*** Provided data ***

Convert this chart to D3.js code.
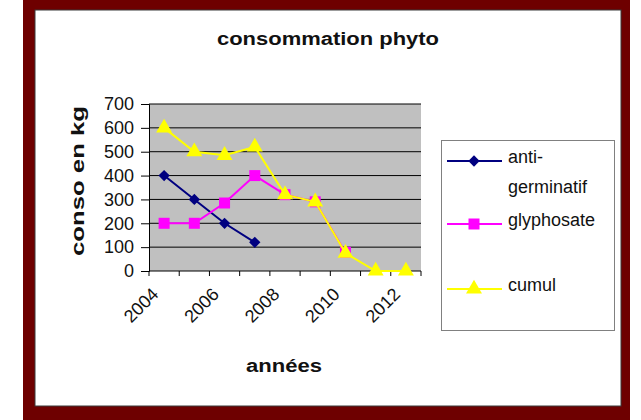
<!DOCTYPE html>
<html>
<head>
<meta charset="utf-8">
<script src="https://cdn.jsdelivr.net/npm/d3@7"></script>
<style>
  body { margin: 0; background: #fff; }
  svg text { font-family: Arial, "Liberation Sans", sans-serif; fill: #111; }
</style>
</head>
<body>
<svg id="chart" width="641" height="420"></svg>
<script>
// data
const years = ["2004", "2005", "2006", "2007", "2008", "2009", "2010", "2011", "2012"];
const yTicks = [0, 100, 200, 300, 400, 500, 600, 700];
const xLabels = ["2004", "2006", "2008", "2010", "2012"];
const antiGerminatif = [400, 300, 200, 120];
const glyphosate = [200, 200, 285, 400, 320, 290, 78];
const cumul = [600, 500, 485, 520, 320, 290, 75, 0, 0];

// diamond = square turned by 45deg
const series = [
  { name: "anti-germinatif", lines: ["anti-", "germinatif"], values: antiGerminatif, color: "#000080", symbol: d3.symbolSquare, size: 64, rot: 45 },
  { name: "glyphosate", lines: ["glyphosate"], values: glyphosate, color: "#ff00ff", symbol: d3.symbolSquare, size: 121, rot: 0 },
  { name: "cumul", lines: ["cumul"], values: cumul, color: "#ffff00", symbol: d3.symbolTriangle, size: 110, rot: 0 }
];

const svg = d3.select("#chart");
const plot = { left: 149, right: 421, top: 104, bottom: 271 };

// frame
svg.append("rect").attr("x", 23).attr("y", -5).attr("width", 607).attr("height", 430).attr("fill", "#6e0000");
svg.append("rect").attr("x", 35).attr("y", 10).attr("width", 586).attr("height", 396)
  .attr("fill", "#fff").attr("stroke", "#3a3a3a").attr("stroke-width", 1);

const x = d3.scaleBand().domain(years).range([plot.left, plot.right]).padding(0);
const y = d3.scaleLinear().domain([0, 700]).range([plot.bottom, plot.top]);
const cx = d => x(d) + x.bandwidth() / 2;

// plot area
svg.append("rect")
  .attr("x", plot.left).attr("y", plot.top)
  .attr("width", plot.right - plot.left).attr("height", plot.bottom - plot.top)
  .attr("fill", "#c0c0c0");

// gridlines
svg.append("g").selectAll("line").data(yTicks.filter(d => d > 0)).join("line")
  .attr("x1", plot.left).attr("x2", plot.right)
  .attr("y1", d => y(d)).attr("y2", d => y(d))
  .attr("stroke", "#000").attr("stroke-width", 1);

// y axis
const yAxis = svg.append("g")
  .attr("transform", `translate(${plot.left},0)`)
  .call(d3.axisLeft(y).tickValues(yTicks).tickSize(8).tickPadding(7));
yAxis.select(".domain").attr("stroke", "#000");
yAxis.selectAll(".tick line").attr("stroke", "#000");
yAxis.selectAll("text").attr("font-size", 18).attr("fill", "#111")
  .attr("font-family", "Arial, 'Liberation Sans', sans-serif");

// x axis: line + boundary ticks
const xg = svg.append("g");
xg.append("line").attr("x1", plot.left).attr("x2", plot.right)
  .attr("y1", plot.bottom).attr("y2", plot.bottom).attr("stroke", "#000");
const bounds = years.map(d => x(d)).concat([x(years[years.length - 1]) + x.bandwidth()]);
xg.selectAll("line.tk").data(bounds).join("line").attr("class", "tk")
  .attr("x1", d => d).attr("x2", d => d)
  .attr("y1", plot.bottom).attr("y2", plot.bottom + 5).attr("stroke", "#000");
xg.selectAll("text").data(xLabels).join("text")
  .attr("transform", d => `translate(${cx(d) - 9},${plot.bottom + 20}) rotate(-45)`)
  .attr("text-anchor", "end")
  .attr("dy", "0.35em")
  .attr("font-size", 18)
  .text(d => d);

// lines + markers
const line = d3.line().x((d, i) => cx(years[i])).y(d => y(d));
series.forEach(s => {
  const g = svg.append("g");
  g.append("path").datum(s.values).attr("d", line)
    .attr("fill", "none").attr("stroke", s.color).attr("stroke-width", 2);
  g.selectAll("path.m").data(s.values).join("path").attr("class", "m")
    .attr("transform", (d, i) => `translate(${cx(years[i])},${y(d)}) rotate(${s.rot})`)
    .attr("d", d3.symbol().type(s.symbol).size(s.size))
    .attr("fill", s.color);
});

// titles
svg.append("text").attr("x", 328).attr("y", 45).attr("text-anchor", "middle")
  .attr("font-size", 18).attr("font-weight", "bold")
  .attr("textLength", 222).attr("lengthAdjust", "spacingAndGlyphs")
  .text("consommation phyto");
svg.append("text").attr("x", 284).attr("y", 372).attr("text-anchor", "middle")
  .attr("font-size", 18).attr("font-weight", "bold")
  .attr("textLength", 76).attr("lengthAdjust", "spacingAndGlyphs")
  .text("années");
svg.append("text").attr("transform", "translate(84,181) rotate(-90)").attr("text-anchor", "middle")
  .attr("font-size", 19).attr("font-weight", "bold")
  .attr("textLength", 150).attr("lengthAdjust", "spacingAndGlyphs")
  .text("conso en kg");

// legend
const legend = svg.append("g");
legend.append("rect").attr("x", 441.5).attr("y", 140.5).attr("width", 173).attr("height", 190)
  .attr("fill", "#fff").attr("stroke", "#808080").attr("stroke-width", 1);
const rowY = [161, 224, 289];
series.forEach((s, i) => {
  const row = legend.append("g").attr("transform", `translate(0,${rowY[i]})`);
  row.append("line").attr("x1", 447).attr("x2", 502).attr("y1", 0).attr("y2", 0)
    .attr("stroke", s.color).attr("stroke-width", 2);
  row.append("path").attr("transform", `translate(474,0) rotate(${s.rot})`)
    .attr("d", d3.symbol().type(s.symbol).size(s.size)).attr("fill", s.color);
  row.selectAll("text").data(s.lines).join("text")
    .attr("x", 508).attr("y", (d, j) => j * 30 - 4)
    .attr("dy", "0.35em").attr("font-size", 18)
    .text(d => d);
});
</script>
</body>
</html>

***

Written request
Transcribe the whole listing exactly. Pictures stay out of your copy.

Solution below
Convert this chart to D3.js code.
<!DOCTYPE html>
<html>
<head>
<meta charset="utf-8">
<script src="https://cdn.jsdelivr.net/npm/d3@7"></script>
<style>
  body { margin: 0; background: #fff; }
  svg text { font-family: Arial, "Liberation Sans", sans-serif; fill: #111; }
</style>
</head>
<body>
<svg id="chart" width="641" height="420"></svg>
<script>
// data
const years = ["2004", "2005", "2006", "2007", "2008", "2009", "2010", "2011", "2012"];
const yTicks = [0, 100, 200, 300, 400, 500, 600, 700];
const xLabels = ["2004", "2006", "2008", "2010", "2012"];
const antiGerminatif = [400, 300, 200, 120];
const glyphosate = [200, 200, 285, 400, 320, 290, 78];
const cumul = [600, 500, 485, 520, 320, 290, 75, 0, 0];

// diamond = square turned by 45deg
const series = [
  { name: "anti-germinatif", lines: ["anti-", "germinatif"], values: antiGerminatif, color: "#000080", symbol: d3.symbolSquare, size: 64, rot: 45 },
  { name: "glyphosate", lines: ["glyphosate"], values: glyphosate, color: "#ff00ff", symbol: d3.symbolSquare, size: 121, rot: 0 },
  { name: "cumul", lines: ["cumul"], values: cumul, color: "#ffff00", symbol: d3.symbolTriangle, size: 110, rot: 0 }
];

const svg = d3.select("#chart");
const plot = { left: 149, right: 421, top: 104, bottom: 271 };

// frame
svg.append("rect").attr("x", 23).attr("y", -5).attr("width", 607).attr("height", 430).attr("fill", "#6e0000");
svg.append("rect").attr("x", 35).attr("y", 10).attr("width", 586).attr("height", 396)
  .attr("fill", "#fff").attr("stroke", "#3a3a3a").attr("stroke-width", 1);

const x = d3.scaleBand().domain(years).range([plot.left, plot.right]).padding(0);
const y = d3.scaleLinear().domain([0, 700]).range([plot.bottom, plot.top]);
const cx = d => x(d) + x.bandwidth() / 2;

// plot area
svg.append("rect")
  .attr("x", plot.left).attr("y", plot.top)
  .attr("width", plot.right - plot.left).attr("height", plot.bottom - plot.top)
  .attr("fill", "#c0c0c0");

// gridlines
svg.append("g").selectAll("line").data(yTicks.filter(d => d > 0)).join("line")
  .attr("x1", plot.left).attr("x2", plot.right)
  .attr("y1", d => y(d)).attr("y2", d => y(d))
  .attr("stroke", "#000").attr("stroke-width", 1);

// y axis
const yAxis = svg.append("g")
  .attr("transform", `translate(${plot.left},0)`)
  .call(d3.axisLeft(y).tickValues(yTicks).tickSize(8).tickPadding(7));
yAxis.select(".domain").attr("stroke", "#000");
yAxis.selectAll(".tick line").attr("stroke", "#000");
yAxis.selectAll("text").attr("font-size", 18).attr("fill", "#111")
  .attr("font-family", "Arial, 'Liberation Sans', sans-serif");

// x axis: line + boundary ticks
const xg = svg.append("g");
xg.append("line").attr("x1", plot.left).attr("x2", plot.right)
  .attr("y1", plot.bottom).attr("y2", plot.bottom).attr("stroke", "#000");
const bounds = years.map(d => x(d)).concat([x(years[years.length - 1]) + x.bandwidth()]);
xg.selectAll("line.tk").data(bounds).join("line").attr("class", "tk")
  .attr("x1", d => d).attr("x2", d => d)
  .attr("y1", plot.bottom).attr("y2", plot.bottom + 5).attr("stroke", "#000");
xg.selectAll("text").data(xLabels).join("text")
  .attr("transform", d => `translate(${cx(d) - 9},${plot.bottom + 20}) rotate(-45)`)
  .attr("text-anchor", "end")
  .attr("dy", "0.35em")
  .attr("font-size", 18)
  .text(d => d);

// lines + markers
const line = d3.line().x((d, i) => cx(years[i])).y(d => y(d));
series.forEach(s => {
  const g = svg.append("g");
  g.append("path").datum(s.values).attr("d", line)
    .attr("fill", "none").attr("stroke", s.color).attr("stroke-width", 2);
  g.selectAll("path.m").data(s.values).join("path").attr("class", "m")
    .attr("transform", (d, i) => `translate(${cx(years[i])},${y(d)}) rotate(${s.rot})`)
    .attr("d", d3.symbol().type(s.symbol).size(s.size))
    .attr("fill", s.color);
});

// titles
svg.append("text").attr("x", 328).attr("y", 45).attr("text-anchor", "middle")
  .attr("font-size", 18).attr("font-weight", "bold")
  .attr("textLength", 222).attr("lengthAdjust", "spacingAndGlyphs")
  .text("consommation phyto");
svg.append("text").attr("x", 284).attr("y", 372).attr("text-anchor", "middle")
  .attr("font-size", 18).attr("font-weight", "bold")
  .attr("textLength", 76).attr("lengthAdjust", "spacingAndGlyphs")
  .text("années");
svg.append("text").attr("transform", "translate(84,181) rotate(-90)").attr("text-anchor", "middle")
  .attr("font-size", 19).attr("font-weight", "bold")
  .attr("textLength", 150).attr("lengthAdjust", "spacingAndGlyphs")
  .text("conso en kg");

// legend
const legend = svg.append("g");
legend.append("rect").attr("x", 441.5).attr("y", 140.5).attr("width", 173).attr("height", 190)
  .attr("fill", "#fff").attr("stroke", "#808080").attr("stroke-width", 1);
const rowY = [161, 224, 289];
series.forEach((s, i) => {
  const row = legend.append("g").attr("transform", `translate(0,${rowY[i]})`);
  row.append("line").attr("x1", 447).attr("x2", 502).attr("y1", 0).attr("y2", 0)
    .attr("stroke", s.color).attr("stroke-width", 2);
  row.append("path").attr("transform", `translate(474,0) rotate(${s.rot})`)
    .attr("d", d3.symbol().type(s.symbol).size(s.size)).attr("fill", s.color);
  row.selectAll("text").data(s.lines).join("text")
    .attr("x", 508).attr("y", (d, j) => j * 30 - 4)
    .attr("dy", "0.35em").attr("font-size", 18)
    .text(d => d);
});
</script>
</body>
</html>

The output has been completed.